AIM:
Give again, word for word, the lines below that run from the line with "Write the TikZ code for this diagram." through the line with "-- (kering.south west);". Drop the pictures.

===== RECORD EXCERPTS

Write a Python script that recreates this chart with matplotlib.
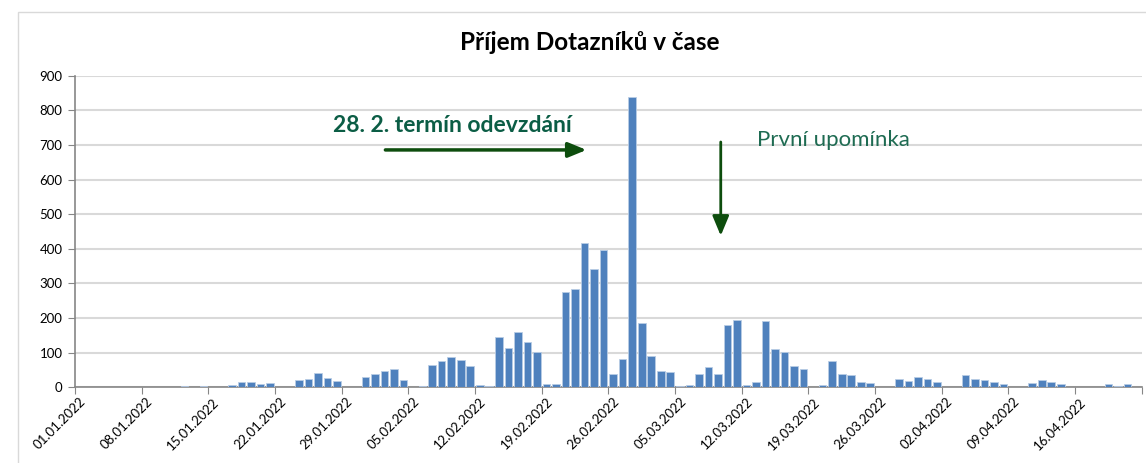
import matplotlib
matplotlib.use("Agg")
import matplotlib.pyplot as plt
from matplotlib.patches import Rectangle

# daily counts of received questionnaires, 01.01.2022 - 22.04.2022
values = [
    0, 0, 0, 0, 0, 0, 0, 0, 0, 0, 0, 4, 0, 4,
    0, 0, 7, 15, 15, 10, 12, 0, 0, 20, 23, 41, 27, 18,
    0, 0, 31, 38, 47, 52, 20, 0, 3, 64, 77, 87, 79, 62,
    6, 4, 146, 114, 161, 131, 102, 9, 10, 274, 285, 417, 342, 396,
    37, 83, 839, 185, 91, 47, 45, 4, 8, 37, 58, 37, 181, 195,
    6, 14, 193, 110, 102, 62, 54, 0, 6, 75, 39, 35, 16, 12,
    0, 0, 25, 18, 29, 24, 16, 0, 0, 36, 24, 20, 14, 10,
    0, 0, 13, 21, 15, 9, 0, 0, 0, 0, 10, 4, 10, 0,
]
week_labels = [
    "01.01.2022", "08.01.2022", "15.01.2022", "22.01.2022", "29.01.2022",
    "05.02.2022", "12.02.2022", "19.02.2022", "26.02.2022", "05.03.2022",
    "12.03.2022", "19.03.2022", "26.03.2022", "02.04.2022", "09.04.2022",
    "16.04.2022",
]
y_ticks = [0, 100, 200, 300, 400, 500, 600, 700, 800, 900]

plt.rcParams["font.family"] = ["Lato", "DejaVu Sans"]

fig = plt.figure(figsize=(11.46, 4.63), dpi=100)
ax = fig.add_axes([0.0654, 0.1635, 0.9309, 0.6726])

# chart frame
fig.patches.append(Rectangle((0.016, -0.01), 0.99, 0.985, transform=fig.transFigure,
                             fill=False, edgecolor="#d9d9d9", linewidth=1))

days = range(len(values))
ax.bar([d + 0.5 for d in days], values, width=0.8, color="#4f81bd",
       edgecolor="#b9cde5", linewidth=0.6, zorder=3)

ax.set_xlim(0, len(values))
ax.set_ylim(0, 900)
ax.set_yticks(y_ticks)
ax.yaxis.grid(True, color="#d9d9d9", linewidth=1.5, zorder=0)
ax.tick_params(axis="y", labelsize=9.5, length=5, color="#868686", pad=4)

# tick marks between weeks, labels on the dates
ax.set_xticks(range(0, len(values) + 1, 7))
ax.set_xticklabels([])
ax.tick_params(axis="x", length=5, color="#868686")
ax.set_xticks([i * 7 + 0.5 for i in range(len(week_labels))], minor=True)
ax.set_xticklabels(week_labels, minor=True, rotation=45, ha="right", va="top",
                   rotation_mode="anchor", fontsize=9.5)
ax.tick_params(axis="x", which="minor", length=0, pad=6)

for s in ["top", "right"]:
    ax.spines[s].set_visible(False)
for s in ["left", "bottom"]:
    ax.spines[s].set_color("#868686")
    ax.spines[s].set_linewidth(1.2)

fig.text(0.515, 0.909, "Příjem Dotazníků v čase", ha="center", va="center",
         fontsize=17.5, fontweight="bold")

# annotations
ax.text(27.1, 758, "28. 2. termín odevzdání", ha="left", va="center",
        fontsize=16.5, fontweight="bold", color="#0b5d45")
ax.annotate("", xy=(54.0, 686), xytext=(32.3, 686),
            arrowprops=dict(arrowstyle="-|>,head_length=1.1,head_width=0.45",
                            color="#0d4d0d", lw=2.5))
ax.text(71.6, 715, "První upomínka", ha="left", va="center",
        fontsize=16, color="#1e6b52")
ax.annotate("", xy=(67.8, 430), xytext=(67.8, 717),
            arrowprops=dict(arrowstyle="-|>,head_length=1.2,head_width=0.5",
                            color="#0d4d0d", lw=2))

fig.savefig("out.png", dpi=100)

==========
===== RECORD EXCERPTS

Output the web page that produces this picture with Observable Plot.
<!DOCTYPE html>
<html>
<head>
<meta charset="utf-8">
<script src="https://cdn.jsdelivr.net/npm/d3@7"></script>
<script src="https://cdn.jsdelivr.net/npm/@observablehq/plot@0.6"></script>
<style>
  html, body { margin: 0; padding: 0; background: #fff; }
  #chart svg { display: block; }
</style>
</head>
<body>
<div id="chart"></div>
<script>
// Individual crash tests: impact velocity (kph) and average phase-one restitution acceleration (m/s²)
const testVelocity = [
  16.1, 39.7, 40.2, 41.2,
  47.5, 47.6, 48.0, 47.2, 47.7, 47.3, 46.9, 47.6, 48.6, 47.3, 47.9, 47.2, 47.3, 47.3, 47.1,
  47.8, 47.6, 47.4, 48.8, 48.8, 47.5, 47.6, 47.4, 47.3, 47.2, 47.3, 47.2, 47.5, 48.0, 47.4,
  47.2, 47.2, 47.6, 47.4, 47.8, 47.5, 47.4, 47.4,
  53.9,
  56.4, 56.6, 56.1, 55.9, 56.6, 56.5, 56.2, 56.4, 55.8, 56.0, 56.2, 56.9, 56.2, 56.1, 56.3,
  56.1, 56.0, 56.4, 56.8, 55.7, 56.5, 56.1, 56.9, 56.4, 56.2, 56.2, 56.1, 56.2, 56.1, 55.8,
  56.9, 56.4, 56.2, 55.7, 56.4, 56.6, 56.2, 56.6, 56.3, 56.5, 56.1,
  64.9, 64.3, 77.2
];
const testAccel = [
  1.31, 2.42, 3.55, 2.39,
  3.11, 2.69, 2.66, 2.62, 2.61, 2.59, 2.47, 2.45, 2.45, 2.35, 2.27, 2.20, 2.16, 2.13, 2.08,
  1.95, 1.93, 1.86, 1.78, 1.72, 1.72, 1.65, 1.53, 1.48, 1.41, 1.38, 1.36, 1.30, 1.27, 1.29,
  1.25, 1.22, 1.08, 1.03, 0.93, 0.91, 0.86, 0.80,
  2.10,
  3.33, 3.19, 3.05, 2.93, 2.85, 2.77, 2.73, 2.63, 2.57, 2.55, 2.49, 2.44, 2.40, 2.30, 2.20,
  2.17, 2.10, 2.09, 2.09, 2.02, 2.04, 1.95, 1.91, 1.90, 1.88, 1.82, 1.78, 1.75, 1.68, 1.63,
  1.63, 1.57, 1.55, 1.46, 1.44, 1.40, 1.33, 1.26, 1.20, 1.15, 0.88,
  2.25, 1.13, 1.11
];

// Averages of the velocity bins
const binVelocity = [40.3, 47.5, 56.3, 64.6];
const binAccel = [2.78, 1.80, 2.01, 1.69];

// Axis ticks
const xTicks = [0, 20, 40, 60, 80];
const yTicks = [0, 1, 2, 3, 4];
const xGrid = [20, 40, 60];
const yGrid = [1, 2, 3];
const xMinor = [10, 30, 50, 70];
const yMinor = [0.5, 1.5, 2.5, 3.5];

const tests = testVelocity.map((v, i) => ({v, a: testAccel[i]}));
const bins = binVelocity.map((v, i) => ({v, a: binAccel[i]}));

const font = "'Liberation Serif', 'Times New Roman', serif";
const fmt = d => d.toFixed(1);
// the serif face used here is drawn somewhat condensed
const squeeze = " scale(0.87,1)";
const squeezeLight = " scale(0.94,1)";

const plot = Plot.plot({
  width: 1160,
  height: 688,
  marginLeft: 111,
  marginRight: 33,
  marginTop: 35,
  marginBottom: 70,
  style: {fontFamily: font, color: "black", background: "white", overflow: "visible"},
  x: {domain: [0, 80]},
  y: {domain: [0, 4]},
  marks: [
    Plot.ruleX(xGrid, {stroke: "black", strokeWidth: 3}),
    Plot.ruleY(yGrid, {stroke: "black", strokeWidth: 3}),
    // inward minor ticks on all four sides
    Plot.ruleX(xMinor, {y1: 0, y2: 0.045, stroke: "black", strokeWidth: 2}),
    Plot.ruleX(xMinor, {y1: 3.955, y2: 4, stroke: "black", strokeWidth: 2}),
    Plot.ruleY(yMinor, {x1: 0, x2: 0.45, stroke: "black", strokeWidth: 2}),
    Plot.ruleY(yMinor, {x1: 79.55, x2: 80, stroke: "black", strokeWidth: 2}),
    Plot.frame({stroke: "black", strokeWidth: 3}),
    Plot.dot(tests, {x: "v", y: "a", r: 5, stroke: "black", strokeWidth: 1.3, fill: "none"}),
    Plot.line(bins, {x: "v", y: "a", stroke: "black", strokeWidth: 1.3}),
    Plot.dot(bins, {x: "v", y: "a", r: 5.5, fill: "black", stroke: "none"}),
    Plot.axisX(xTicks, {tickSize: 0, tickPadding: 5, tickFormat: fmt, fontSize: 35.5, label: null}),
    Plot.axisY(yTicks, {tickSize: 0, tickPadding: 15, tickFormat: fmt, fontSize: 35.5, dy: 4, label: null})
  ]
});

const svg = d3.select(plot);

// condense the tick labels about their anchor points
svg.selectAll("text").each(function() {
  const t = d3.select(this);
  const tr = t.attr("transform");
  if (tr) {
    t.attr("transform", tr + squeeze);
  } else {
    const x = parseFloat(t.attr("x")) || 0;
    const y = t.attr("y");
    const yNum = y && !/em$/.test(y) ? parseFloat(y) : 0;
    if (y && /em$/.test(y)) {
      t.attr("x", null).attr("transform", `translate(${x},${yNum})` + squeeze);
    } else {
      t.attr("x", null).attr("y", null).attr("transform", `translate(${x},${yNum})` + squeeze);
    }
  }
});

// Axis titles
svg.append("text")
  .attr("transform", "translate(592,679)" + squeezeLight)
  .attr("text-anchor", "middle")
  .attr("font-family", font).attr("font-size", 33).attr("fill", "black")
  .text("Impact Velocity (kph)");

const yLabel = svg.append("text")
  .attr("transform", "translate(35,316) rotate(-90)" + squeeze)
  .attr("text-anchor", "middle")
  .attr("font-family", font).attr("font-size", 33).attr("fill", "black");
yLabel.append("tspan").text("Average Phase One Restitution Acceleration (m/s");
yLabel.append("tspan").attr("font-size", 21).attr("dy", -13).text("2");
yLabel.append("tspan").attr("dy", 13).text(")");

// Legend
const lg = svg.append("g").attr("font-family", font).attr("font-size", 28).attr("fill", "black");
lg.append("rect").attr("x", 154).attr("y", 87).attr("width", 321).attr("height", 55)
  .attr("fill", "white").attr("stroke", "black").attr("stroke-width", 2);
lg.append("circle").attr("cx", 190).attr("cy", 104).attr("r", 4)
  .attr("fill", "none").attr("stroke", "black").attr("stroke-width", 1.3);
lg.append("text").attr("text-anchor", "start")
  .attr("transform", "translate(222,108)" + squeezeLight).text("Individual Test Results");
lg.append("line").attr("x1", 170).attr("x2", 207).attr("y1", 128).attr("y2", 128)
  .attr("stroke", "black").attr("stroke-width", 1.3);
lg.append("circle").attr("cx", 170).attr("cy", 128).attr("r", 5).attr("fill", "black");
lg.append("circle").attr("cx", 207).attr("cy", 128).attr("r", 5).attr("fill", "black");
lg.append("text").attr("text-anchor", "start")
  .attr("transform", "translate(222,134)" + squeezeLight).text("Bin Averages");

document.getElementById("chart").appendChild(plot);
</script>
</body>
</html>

==========
===== RECORD EXCERPTS

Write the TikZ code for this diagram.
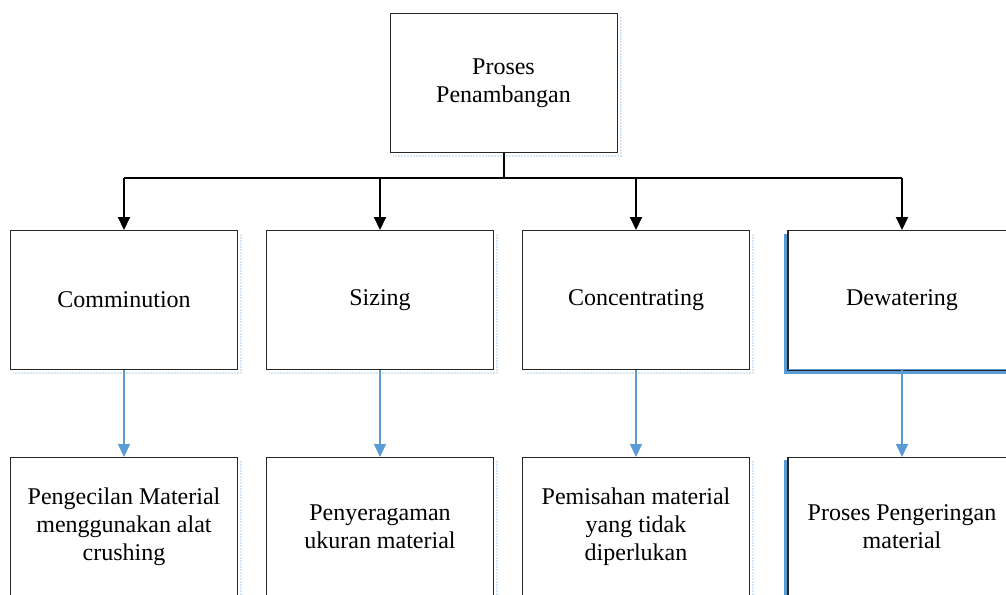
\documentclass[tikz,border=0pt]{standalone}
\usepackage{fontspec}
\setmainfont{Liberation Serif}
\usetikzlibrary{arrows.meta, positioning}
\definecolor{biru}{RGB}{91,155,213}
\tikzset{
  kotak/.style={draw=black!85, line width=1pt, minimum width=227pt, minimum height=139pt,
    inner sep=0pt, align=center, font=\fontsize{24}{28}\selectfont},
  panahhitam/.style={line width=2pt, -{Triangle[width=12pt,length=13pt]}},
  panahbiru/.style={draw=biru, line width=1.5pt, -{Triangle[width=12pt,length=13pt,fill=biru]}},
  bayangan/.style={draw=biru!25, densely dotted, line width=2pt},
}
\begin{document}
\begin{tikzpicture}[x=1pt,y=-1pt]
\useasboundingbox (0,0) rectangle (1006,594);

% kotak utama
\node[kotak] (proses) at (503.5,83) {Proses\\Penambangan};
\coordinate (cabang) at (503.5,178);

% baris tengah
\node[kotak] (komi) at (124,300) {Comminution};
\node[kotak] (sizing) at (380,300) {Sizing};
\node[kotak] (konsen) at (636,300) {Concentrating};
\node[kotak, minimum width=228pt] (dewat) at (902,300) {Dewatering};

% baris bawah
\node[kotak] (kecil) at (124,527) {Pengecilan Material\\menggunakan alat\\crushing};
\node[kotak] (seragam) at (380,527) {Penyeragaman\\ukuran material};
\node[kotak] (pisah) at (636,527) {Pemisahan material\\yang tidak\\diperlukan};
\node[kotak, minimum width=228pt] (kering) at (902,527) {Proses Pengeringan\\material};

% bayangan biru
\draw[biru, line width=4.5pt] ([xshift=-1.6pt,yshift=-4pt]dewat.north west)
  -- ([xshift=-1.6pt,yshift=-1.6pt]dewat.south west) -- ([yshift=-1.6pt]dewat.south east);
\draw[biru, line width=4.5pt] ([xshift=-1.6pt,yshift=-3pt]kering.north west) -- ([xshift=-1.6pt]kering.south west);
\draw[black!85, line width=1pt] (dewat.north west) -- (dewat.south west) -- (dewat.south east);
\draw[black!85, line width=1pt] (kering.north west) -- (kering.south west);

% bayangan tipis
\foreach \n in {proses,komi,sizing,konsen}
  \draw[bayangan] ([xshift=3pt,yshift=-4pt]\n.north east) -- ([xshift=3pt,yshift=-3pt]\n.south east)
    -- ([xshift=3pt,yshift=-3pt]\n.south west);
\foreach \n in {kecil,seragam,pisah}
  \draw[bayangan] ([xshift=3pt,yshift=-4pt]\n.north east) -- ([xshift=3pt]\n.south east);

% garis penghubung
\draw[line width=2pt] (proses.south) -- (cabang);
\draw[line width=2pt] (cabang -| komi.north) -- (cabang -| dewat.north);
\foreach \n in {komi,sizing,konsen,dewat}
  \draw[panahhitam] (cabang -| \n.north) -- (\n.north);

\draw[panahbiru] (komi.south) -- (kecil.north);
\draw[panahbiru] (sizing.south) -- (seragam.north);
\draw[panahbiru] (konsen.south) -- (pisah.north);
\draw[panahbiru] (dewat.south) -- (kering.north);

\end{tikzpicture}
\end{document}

==========

PROBLEM SOLUTION:
Write the TikZ code for this diagram.
\documentclass[tikz,border=0pt]{standalone}
\usepackage{fontspec}
\setmainfont{Liberation Serif}
\usetikzlibrary{arrows.meta, positioning}
\definecolor{biru}{RGB}{91,155,213}
\tikzset{
  kotak/.style={draw=black!85, line width=1pt, minimum width=227pt, minimum height=139pt,
    inner sep=0pt, align=center, font=\fontsize{24}{28}\selectfont},
  panahhitam/.style={line width=2pt, -{Triangle[width=12pt,length=13pt]}},
  panahbiru/.style={draw=biru, line width=1.5pt, -{Triangle[width=12pt,length=13pt,fill=biru]}},
  bayangan/.style={draw=biru!25, densely dotted, line width=2pt},
}
\begin{document}
\begin{tikzpicture}[x=1pt,y=-1pt]
\useasboundingbox (0,0) rectangle (1006,594);

% kotak utama
\node[kotak] (proses) at (503.5,83) {Proses\\Penambangan};
\coordinate (cabang) at (503.5,178);

% baris tengah
\node[kotak] (komi) at (124,300) {Comminution};
\node[kotak] (sizing) at (380,300) {Sizing};
\node[kotak] (konsen) at (636,300) {Concentrating};
\node[kotak, minimum width=228pt] (dewat) at (902,300) {Dewatering};

% baris bawah
\node[kotak] (kecil) at (124,527) {Pengecilan Material\\menggunakan alat\\crushing};
\node[kotak] (seragam) at (380,527) {Penyeragaman\\ukuran material};
\node[kotak] (pisah) at (636,527) {Pemisahan material\\yang tidak\\diperlukan};
\node[kotak, minimum width=228pt] (kering) at (902,527) {Proses Pengeringan\\material};

% bayangan biru
\draw[biru, line width=4.5pt] ([xshift=-1.6pt,yshift=-4pt]dewat.north west)
  -- ([xshift=-1.6pt,yshift=-1.6pt]dewat.south west) -- ([yshift=-1.6pt]dewat.south east);
\draw[biru, line width=4.5pt] ([xshift=-1.6pt,yshift=-3pt]kering.north west) -- ([xshift=-1.6pt]kering.south west);
\draw[black!85, line width=1pt] (dewat.north west) -- (dewat.south west) -- (dewat.south east);
\draw[black!85, line width=1pt] (kering.north west) -- (kering.south west);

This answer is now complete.